WHAT YOU ARE ASKED TO DO
Exact reproduction is required for the lines bounded by the one containing "Rebuild this chart" and the one containing "t_end = 34.75", both bounds included. Print them without any pictures.

MATERIALS PROVIDED

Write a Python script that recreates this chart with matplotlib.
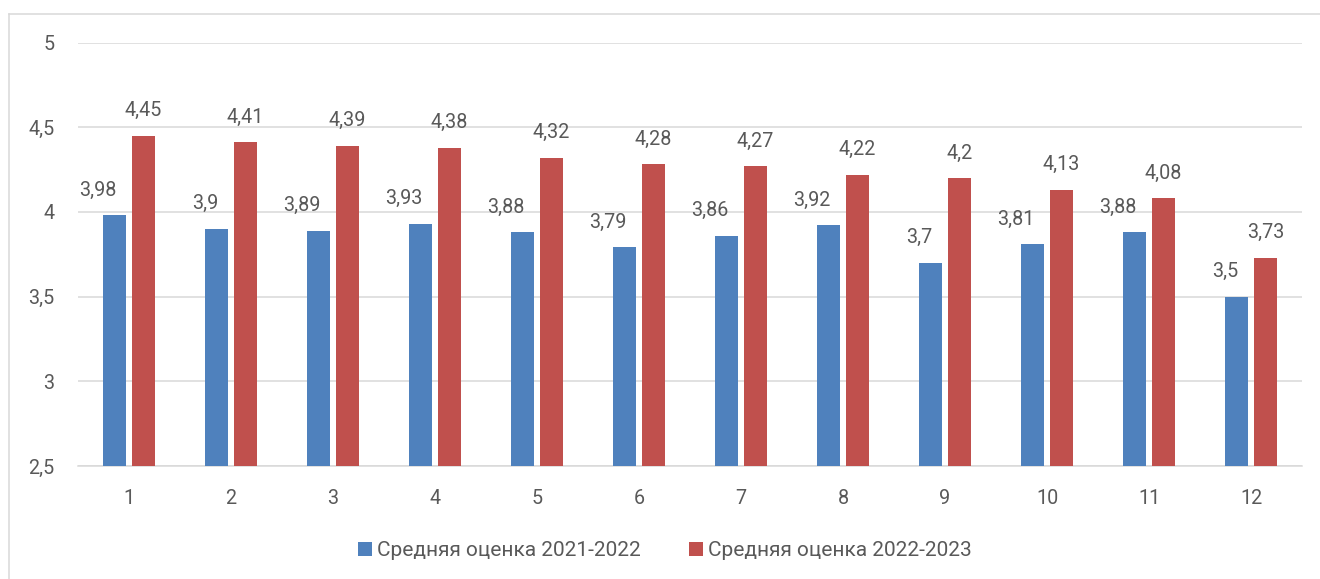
import matplotlib
matplotlib.use("Agg")
import matplotlib.pyplot as plt
from matplotlib.patches import Patch
from matplotlib.lines import Line2D
import numpy as np

categories = ["1", "2", "3", "4", "5", "6", "7", "8", "9", "10", "11", "12"]
series_2021 = [3.98, 3.9, 3.89, 3.93, 3.88, 3.79, 3.86, 3.92, 3.7, 3.81, 3.88, 3.5]
series_2022 = [4.45, 4.41, 4.39, 4.38, 4.32, 4.28, 4.27, 4.22, 4.2, 4.13, 4.08, 3.73]
series_names = ["Средняя оценка 2021-2022", "Средняя оценка 2022-2023"]
y_ticks = [2.5, 3, 3.5, 4, 4.5, 5]

BLUE = "#4f81bd"
RED = "#c0504d"
TEXT = "#595959"
GRID = "#d9d9d9"

plt.rcParams["font.family"] = ["Roboto", "DejaVu Sans"]

W, H = 1320, 579
fig = plt.figure(figsize=(W / 100, H / 100), dpi=100)
ax = fig.add_axes([78 / W, 1 - 466 / H, 1224 / W, (466 - 42.5) / H])

x = np.arange(len(categories))
bw = 0.225
off = 0.142
ax.bar(x - off, [v - 2.5 for v in series_2021], bw, bottom=2.5, color=BLUE, zorder=3)
ax.bar(x + off, [v - 2.5 for v in series_2022], bw, bottom=2.5, color=RED, zorder=3)

fs = 14.2

def fmt(v):
    return ("%g" % v).replace(".", ",")

for xi, v in zip(x, series_2021):
    ax.annotate(fmt(v), (xi - off, v), xytext=(1.5, 18), textcoords="offset points",
                ha="right", va="center", fontsize=fs, color=TEXT, zorder=4)
for xi, v in zip(x, series_2022):
    ax.annotate(fmt(v), (xi + off, v), xytext=(0, 18), textcoords="offset points",
                ha="center", va="center", fontsize=fs, color=TEXT, zorder=4)

ax.set_xlim(-0.5, len(categories) - 0.5)
ax.set_ylim(2.5, 5)
ax.set_yticks(y_ticks)
ax.set_yticklabels([fmt(t) for t in y_ticks])
ax.set_xticks(x)
ax.set_xticklabels(categories)
ax.yaxis.grid(True, color=GRID, linewidth=1.1, zorder=0)
ax.set_axisbelow(True)
for s in ax.spines.values():
    s.set_visible(False)
ax.axhline(2.5, color=GRID, linewidth=1.1, zorder=2, clip_on=False)
ax.tick_params(axis="both", length=0, labelsize=fs, colors=TEXT)
ax.tick_params(axis="y", pad=17)
ax.tick_params(axis="x", pad=16.5)

# outer chart border (cropped on right and bottom)
fig.add_artist(Line2D([8.5 / W, 8.5 / W], [0, 1 - 13.5 / H], color=GRID, linewidth=1.1))
fig.add_artist(Line2D([8.5 / W, 1], [1 - 13.5 / H, 1 - 13.5 / H], color=GRID, linewidth=1.1))

handles = [Patch(facecolor=BLUE, edgecolor="none"), Patch(facecolor=RED, edgecolor="none")]
leg = fig.legend(handles, series_names, loc="center", bbox_to_anchor=(665 / W, 1 - 550.5 / H),
                 ncol=2, frameon=False, fontsize=15, handlelength=0.68, handleheight=0.68,
                 handletextpad=0.25, columnspacing=2.3, borderaxespad=0, borderpad=0)
for t in leg.get_texts():
    t.set_color(TEXT)

fig.savefig("out.png", dpi=100)
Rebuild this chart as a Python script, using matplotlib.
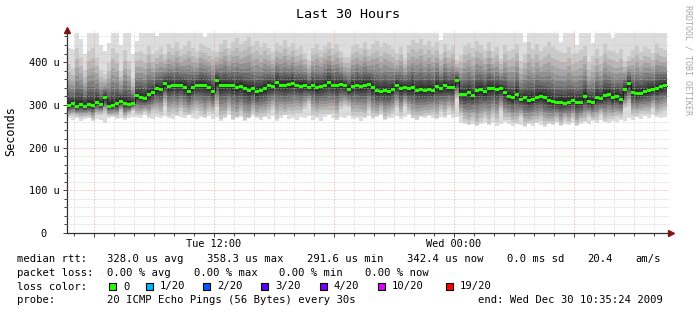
import numpy as np
import matplotlib
matplotlib.use("Agg")
import matplotlib.pyplot as plt
from matplotlib.patches import Rectangle

plt.rcParams["font.family"] = ["DejaVu Sans Mono", "DejaVu Sans"]

# time axis in hours since Tue 2009-12-29 00:00, one column = 12 minutes
t_start = 4.65
t_step = 0.2
t_end = 34.75

# median rtt per column (microseconds)
median_rtt = [
    299, 302, 297, 301, 296, 300, 299, 306, 300, 316,
    297, 298, 302, 308, 303, 301, 304, 321, 318, 314,
    323, 328, 337, 335, 350, 343, 345, 344, 346, 341,
    332, 340, 345, 346, 344, 340, 331, 356, 344, 346,
    345, 344, 340, 343, 338, 333, 337, 330, 334, 338,
    344, 343, 352, 346, 345, 347, 350, 346, 343, 346,
    341, 345, 340, 343, 346, 352, 346, 345, 347, 344,
    336, 343, 345, 343, 346, 348, 340, 333, 332, 334,
    331, 336, 345, 338, 340, 337, 341, 334, 335, 333,
    336, 334, 343, 339, 345, 340, 341, 356, 325, 324,
    328, 322, 333, 336, 330, 339, 338, 336, 338, 329,
    319, 316, 325, 313, 316, 310, 313, 318, 320, 316,
    310, 307, 305, 306, 304, 306, 309, 305, 306, 319,
    307, 305, 317, 314, 322, 325, 316, 319, 313, 336,
    350, 328, 326, 327, 330, 334, 336, 339, 342, 344,
]

# fastest ping per column (bottom of the smoke)
ping_low = [
    268, 265, 270, 263, 266, 269, 262, 267, 265, 258,
    268, 271, 266, 270, 264, 268, 272, 272, 268, 275,
    270, 266, 272, 269, 274, 270, 267, 273, 271, 268,
    275, 270, 266, 272, 268, 274, 266, 271, 262, 270,
    275, 265, 269, 272, 263, 268, 274, 270, 265, 271,
    267, 273, 262, 269, 275, 266, 270, 264, 272, 268,
    274, 265, 270, 263, 271, 276, 268, 265, 272, 269,
    274, 266, 270, 262, 268, 273, 267, 271, 275, 264,
    270, 268, 273, 266, 271, 277, 268, 265, 272, 269,
    274, 270, 266, 272, 268, 275, 270, 272, 258, 255,
    252, 256, 250, 254, 258, 253, 257, 251, 255, 259,
    254, 250, 256, 252, 248, 255, 251, 257, 253, 249,
    255, 252, 258, 250, 256, 253, 257, 251, 254, 259,
    256, 262, 258, 264, 260, 257, 263, 259, 265, 261,
    268, 265, 271, 267, 273, 269, 275, 271, 270, 272,
]

# slowest ping per column (top of the smoke, graph clips near 468)
ping_high = [
    432, 430, 468, 455, 420, 468, 468, 468, 440, 425,
    445, 468, 468, 440, 468, 468, 420, 450, 468, 468,
    468, 468, 462, 468, 468, 468, 468, 468, 468, 468,
    468, 468, 468, 468, 458, 468, 468, 468, 468, 468,
    468, 468, 468, 468, 468, 468, 468, 468, 468, 468,
    468, 468, 468, 468, 468, 468, 468, 468, 468, 468,
    468, 468, 468, 468, 468, 468, 468, 468, 468, 468,
    468, 468, 468, 468, 468, 468, 468, 468, 468, 468,
    468, 468, 468, 468, 468, 468, 468, 468, 468, 468,
    468, 468, 468, 451, 468, 468, 468, 468, 468, 468,
    468, 468, 468, 468, 468, 468, 468, 468, 468, 468,
    468, 468, 468, 468, 446, 468, 468, 468, 468, 468,
    468, 468, 468, 448, 468, 468, 468, 440, 468, 468,
    468, 444, 468, 468, 468, 468, 456, 468, 468, 468,
    468, 468, 468, 468, 468, 468, 468, 468, 468, 468,
]

# how widely the inner pings scatter in each column
spread = [
    1.0, 0.9, 1.1, 1.0, 0.95, 1.05, 1.1, 0.9, 0.8, 0.7,
    0.95, 1.1, 1.0, 0.75, 1.05, 0.85, 0.7, 1.1, 1.0, 0.95,
    1.1, 0.9, 1.0, 1.05, 0.8, 1.1, 1.0, 1.15, 0.95, 1.05,
    1.2, 1.0, 0.9, 1.1, 1.15, 1.0, 0.95, 0.85, 1.1, 1.2,
    1.0, 1.15, 1.25, 1.1, 1.2, 1.3, 1.1, 1.2, 1.05, 1.15,
    1.0, 0.9, 1.1, 1.05, 1.2, 1.0, 1.1, 0.95, 1.05, 0.85,
    0.7, 1.0, 1.1, 0.95, 1.05, 1.15, 1.0, 1.1, 0.9, 0.75,
    0.8, 1.05, 1.1, 1.0, 1.15, 0.95, 1.1, 1.2, 1.05, 1.15,
    1.1, 1.0, 0.85, 1.05, 0.75, 1.1, 1.2, 1.15, 1.25, 1.1,
    1.2, 1.05, 1.15, 1.0, 1.1, 0.95, 1.05, 0.6, 0.9, 1.1,
    1.15, 1.05, 1.2, 1.1, 1.0, 1.15, 0.95, 1.05, 0.75, 1.1,
    1.0, 1.05, 1.15, 0.8, 1.1, 1.2, 1.05, 1.15, 1.0, 1.1,
    1.2, 1.1, 1.05, 1.15, 1.0, 1.1, 0.95, 1.2, 1.05, 1.1,
    0.8, 1.1, 1.05, 0.9, 1.15, 1.0, 1.1, 0.95, 1.05, 0.7,
    0.75, 1.0, 1.1, 0.95, 1.05, 1.0, 0.9, 1.1, 1.0, 0.95,
]

# where sorted pings sit between the median and the outer pings
upper_frac = [1.0, 0.72, 0.58, 0.47, 0.38, 0.30, 0.23, 0.17, 0.12, 0.07]
lower_frac = [1.0, 0.85, 0.74, 0.64, 0.55, 0.46, 0.37, 0.28, 0.20, 0.12]
smoke_grays = ["#dddddd", "#cacaca", "#b7b7b7", "#a4a4a4", "#919191",
               "#7e7e7e", "#6b6b6b", "#585858", "#454545", "#323232"]

y_ticks = [0, 100, 200, 300, 400]
y_labels = ["0  ", "100 u", "200 u", "300 u", "400 u"]
x_ticks = [6, 12, 18, 24, 30]
x_labels = ["", "Tue 12:00", "", "Wed 00:00", ""]

rtt_stats = ["328.0 us avg", "358.3 us max", "291.6 us min", "342.4 us now", "0.0 ms sd", "20.4", "am/s"]
loss_stats = ["0.00 % avg", "0.00 % max", "0.00 % min", "0.00 % now"]
loss_labels = ["0", "1/20", "2/20", "3/20", "4/20", "10/20", "19/20"]
loss_colors = ["#26ff00", "#00b8ff", "#0059ff", "#5e00ff", "#7e00ff", "#dd00ff", "#ff0000"]
probe_text = "20 ICMP Echo Pings (56 Bytes) every 30s"
end_text = "end: Wed Dec 30 10:35:24 2009"

W, H = 697, 316
fig = plt.figure(figsize=(W / 100, H / 100), dpi=100)
ax = fig.add_axes([67 / W, 1 - 233 / H, 602 / W, 203 / H])

med = np.array(median_rtt, float)
lo = np.array(ping_low, float)
hi = np.array(ping_high, float)
sp = np.array(spread, float)
t = t_start + t_step * np.arange(len(med))
te = np.append(t, t[-1] + t_step)


def ext(a):
    return np.append(a, a[-1])


for k, gray in enumerate(smoke_grays):
    f = 1.0 if k == 0 else np.minimum(sp * upper_frac[k], 0.97)
    g = 1.0 if k == 0 else np.minimum(sp * lower_frac[k], 0.97)
    up = med + f * (hi - med)
    dn = med - g * (med - lo)
    ax.fill_between(te, ext(dn), ext(up), step="post", color=gray, lw=0, zorder=1)

ax.step(te, ext(med), where="post", color="#202020", lw=0.8, zorder=3)
ax.bar(t, 7, bottom=med - 3.5, width=t_step, align="edge", color="#26ff00", lw=0, zorder=4)

ax.set_xlim(t_start, t_end)
ax.set_ylim(0, 475)
ax.set_xticks(x_ticks, x_labels)
ax.set_xticks(np.arange(5, 35), minor=True)
ax.set_yticks(y_ticks, y_labels)
ax.set_yticks(np.arange(0, 475, 20), minor=True)
ax.set_axisbelow(False)
ax.grid(which="minor", color="#c4c4c4", linestyle=(0, (1, 2)), lw=0.72, alpha=0.85)
ax.grid(which="major", color="#ee9090", linestyle=(0, (1, 2)), lw=0.72, alpha=0.85)
ax.tick_params(which="both", direction="out", color="#404040", labelsize=7.4, width=0.7)
ax.tick_params(which="major", length=3)
ax.tick_params(which="minor", length=2)
ax.tick_params(axis="y", pad=2.5)
ax.tick_params(axis="x", pad=1)
for s in ["top", "right"]:
    ax.spines[s].set_visible(False)
for s in ["left", "bottom"]:
    ax.spines[s].set_color("#303030")
    ax.spines[s].set_linewidth(0.9)
ax.plot([1.0, 1.004], [0, 0], transform=ax.transAxes, color="#303030", lw=0.9, clip_on=False)
ax.plot([1.004], [0], marker=">", ms=4, color="#8b1010", transform=ax.transAxes, clip_on=False)
ax.plot([0], [1.0], marker="^", ms=4, color="#8b1010", transform=ax.transAxes, clip_on=False)

fig.text(10.5 / W, 1 - 131.5 / H, "Seconds", rotation=90, ha="center", va="center", fontsize=8.5)
fig.text(348 / W, 1 - 18.5 / H, "Last 30 Hours", ha="center", va="baseline", fontsize=9.6)
fig.text(688 / W, 1 - 5 / H, "RRDTOOL / TOBI OETIKER", rotation=270, ha="center", va="top",
         fontsize=6, color="#a8a8a8")


def legend_text(x, y, s):
    fig.text(x / W, 1 - y / H, s, ha="left", va="baseline", fontsize=7.6)


legend_text(17, 262, "median rtt:")
for x, s in zip([107, 207, 307, 407, 507, 587, 635], rtt_stats):
    legend_text(x, 262, s)

legend_text(17, 276, "packet loss:")
for x, s in zip([107, 194, 279, 365], loss_stats):
    legend_text(x, 276, s)

legend_text(17, 289.5, "loss color:")
for x, s, c in zip([109, 146, 203, 261, 320, 378, 446], loss_labels, loss_colors):
    fig.patches.append(Rectangle((x / W, 1 - 290 / H), 7 / W, 7 / H, transform=fig.transFigure,
                                 facecolor=c, edgecolor="black", lw=0.8))
    legend_text(x + 14, 289.5, s)

legend_text(17, 303, "probe:")
legend_text(107, 303, probe_text)
legend_text(478, 303, end_text)

fig.savefig("out.png", dpi=100)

RESULT OF THE EXERCISE
Rebuild this chart as a Python script, using matplotlib.
import numpy as np
import matplotlib
matplotlib.use("Agg")
import matplotlib.pyplot as plt
from matplotlib.patches import Rectangle

plt.rcParams["font.family"] = ["DejaVu Sans Mono", "DejaVu Sans"]

# time axis in hours since Tue 2009-12-29 00:00, one column = 12 minutes
t_start = 4.65
t_step = 0.2
t_end = 34.75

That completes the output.